• _What to work on_: Scan the data for "this" and copy the lines it appears in.

• _Data lines_:
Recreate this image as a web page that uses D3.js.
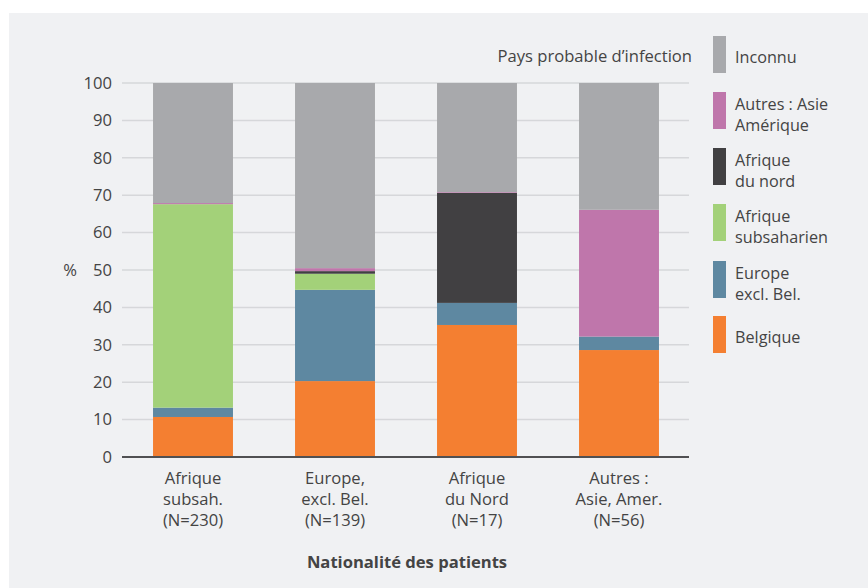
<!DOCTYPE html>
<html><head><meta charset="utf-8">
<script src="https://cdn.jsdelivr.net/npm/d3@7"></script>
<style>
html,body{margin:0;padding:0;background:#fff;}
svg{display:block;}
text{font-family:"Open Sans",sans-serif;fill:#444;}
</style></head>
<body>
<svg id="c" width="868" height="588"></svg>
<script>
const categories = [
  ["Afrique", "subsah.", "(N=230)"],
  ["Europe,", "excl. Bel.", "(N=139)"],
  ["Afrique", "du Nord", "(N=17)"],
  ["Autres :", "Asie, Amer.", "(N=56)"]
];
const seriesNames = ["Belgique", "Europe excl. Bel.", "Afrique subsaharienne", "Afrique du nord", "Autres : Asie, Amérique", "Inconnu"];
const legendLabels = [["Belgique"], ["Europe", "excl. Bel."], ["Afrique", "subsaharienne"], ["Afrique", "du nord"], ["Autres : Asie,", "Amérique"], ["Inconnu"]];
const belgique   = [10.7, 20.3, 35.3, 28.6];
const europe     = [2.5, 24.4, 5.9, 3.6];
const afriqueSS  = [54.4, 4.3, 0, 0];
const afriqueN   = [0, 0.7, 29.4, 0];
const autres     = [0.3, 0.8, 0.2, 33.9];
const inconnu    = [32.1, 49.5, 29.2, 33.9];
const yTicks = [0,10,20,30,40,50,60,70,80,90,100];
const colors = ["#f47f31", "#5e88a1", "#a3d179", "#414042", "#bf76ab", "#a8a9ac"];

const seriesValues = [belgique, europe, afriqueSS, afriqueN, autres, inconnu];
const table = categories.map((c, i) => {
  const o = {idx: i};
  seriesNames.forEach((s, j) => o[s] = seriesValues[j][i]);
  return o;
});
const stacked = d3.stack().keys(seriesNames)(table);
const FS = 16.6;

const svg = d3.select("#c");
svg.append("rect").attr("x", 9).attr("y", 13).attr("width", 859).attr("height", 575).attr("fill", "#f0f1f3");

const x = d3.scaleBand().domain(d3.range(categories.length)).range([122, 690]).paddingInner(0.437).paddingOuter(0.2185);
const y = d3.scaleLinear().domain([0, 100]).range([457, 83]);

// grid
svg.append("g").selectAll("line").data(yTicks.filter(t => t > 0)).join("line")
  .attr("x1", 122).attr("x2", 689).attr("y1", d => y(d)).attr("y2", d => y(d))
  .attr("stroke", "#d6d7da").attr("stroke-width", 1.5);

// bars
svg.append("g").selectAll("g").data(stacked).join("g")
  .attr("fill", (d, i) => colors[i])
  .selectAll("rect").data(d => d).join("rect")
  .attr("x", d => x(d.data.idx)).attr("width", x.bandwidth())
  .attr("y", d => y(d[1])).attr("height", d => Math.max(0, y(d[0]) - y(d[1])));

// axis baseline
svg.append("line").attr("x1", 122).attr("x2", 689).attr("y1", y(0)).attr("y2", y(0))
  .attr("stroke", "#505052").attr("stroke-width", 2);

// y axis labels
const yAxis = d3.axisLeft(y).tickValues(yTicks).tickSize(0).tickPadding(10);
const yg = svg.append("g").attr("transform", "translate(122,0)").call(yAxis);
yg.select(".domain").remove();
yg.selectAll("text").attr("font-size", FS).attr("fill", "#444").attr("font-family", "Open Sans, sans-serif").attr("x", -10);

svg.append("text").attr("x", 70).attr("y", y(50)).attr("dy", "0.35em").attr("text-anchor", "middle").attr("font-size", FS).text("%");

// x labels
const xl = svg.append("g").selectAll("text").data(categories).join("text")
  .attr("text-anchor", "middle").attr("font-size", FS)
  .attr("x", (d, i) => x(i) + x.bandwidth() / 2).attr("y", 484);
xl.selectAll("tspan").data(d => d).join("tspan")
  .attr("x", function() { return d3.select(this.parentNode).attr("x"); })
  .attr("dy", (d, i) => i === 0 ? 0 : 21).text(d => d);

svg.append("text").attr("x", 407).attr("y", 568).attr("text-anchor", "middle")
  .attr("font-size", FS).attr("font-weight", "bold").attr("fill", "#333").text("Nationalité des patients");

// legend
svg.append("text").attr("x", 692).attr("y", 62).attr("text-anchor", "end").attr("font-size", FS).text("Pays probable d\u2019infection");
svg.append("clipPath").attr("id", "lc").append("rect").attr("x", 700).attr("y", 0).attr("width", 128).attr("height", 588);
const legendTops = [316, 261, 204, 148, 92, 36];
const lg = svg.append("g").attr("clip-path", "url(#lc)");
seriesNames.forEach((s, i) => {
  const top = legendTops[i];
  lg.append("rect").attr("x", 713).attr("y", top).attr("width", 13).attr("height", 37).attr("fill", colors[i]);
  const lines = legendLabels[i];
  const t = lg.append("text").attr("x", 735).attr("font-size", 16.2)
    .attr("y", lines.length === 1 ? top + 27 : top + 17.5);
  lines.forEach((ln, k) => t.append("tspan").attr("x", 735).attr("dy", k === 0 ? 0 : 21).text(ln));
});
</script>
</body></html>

• _Reply to the exercise_:
Recreate this image as a web page that uses D3.js.
  .attr("x", function() { return d3.select(this.parentNode).attr("x"); })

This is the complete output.